Padahal cincin yang digunakan hanyalah benda mati yang tidak sama sekali memiliki daya upaya untuk melakukan sesuatu. Lalu dari mana datangnya kekuatan untuk menambah rasa cinta?
Hal ini lah yang dikhawatirkan akan menimbulkan rasa syirik di hati, awalnya hanya ingin mengikuti tren semata tapi nyatanya malah menambah dosa di hati pemakainya.
Kemudian tujuannya, apakah benar tujuan tukar cinci tersebut hanya semata mengikuti tren tau ada tujuan lain di dalamnya.
Sebagai manusia sosial ketika mengadakan sebuah acara pasti akan mengundang kerabat dan teman-teman dekat.
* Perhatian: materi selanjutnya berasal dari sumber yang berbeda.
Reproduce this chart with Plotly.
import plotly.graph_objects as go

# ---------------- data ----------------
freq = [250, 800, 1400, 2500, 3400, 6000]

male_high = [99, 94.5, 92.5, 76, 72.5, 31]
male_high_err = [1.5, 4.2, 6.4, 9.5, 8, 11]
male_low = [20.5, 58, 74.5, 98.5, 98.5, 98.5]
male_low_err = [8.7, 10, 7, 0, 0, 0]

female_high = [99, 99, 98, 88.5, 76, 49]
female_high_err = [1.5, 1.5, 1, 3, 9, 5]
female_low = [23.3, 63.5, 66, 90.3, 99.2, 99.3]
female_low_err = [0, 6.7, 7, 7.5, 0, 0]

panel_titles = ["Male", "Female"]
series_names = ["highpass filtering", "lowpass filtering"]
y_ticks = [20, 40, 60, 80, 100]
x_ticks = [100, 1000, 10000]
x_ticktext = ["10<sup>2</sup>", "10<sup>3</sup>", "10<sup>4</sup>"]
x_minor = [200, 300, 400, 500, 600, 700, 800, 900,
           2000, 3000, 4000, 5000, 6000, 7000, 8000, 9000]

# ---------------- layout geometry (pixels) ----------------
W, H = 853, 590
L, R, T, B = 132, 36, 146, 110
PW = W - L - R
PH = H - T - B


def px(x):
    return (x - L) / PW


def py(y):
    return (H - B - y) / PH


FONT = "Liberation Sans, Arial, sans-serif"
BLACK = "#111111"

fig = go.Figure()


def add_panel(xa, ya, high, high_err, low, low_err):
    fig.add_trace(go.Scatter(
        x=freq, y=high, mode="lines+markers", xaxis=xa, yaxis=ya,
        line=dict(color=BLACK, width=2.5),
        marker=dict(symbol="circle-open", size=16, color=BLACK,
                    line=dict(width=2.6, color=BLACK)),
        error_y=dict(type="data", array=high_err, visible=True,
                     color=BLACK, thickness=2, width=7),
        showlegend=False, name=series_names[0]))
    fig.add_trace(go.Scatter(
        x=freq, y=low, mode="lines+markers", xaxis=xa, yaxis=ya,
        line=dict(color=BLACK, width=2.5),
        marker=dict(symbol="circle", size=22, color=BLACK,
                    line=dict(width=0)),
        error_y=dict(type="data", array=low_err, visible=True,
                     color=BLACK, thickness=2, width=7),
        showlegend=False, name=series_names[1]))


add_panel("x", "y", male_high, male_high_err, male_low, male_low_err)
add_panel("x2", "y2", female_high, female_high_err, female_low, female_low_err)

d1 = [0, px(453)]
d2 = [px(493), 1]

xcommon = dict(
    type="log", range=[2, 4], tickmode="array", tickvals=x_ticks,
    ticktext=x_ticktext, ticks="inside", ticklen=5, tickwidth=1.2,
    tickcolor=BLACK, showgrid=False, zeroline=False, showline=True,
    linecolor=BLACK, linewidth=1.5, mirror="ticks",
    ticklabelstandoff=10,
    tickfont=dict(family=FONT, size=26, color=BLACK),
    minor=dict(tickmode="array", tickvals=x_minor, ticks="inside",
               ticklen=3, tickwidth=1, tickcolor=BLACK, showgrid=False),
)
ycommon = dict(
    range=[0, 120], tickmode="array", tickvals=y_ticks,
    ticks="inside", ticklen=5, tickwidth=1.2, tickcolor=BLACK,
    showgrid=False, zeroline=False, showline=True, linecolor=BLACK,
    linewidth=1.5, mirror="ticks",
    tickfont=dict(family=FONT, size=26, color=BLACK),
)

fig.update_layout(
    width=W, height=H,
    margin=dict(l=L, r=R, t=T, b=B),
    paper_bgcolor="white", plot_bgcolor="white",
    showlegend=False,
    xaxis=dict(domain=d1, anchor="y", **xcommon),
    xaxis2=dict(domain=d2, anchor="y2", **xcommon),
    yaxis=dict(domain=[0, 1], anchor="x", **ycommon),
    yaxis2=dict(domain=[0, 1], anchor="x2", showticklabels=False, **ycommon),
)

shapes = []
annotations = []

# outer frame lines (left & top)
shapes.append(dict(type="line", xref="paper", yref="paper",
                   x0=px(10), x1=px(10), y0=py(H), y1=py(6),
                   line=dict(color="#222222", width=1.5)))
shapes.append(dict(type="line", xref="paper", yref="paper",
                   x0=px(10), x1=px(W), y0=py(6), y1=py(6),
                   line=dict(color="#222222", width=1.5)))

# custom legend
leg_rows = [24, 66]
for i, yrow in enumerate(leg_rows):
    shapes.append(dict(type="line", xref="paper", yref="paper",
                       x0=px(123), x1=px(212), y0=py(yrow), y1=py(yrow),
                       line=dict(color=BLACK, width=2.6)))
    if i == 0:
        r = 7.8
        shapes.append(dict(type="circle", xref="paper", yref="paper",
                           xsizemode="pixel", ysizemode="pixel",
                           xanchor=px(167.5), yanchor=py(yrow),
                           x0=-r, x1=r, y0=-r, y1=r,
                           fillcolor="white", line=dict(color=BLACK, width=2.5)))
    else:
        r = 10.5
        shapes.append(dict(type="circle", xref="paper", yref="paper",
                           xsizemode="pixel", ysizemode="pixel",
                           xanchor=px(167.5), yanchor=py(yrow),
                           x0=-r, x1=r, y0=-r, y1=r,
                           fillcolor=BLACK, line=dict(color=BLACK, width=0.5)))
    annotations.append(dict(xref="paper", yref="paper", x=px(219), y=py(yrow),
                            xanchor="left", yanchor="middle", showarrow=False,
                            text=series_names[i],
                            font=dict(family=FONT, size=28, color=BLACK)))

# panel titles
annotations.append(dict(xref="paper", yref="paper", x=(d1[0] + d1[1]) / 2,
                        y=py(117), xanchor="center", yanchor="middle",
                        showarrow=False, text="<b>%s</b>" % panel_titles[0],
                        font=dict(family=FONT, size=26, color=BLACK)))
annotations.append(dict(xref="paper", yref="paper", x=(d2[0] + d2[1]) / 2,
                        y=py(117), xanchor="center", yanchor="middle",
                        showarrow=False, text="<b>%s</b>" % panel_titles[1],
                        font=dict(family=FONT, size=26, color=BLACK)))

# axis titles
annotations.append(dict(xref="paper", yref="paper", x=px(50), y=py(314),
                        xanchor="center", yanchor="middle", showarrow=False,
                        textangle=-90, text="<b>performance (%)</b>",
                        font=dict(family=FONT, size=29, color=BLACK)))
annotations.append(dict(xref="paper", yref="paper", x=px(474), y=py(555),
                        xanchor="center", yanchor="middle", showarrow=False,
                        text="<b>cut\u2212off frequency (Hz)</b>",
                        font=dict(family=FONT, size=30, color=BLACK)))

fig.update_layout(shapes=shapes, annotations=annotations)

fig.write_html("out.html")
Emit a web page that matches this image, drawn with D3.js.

Dan hal ini bisa saja dijadikan syaiton untuk masuk dan menghasut hati manusia.
Jika tujuan tukar cincin tidak diyakini sebagai pelengkap pernikahan semata, bisa jadi syaiton menghasut untuk menjadi ajang pamer kekayaan.
Karena dalam ijab kabul disarankan untuk menyebutkan semua nominal mahar dalam bentuk. Bisa jadi karena sengaja ingin mendapat pujian dari orang lain sengaja menggunakan bahan yang mahal.
Padahal hal ini tentu saja justru akan membebani anggaran pernikahan yang awalnya cukup sederhana saja tapi karena termakan ego jadi luar biasa membengkak.
Demikian penjelasan tentang tata cara tunangan dan hukum hukumnya dalam pandangan Islam. Termasuk memakai cincin menurut Islam.
Sebelum menikah sebaiknya kita mengetahui terlebih dahulu sifat dan keadaan calon pasangan. Semoga kita selalu diberikan petunjuk dari Allah SWT.
Sekian yang bisa disampaikan. Semoga artikel ini bermanfaat. Terimakasih. Salam.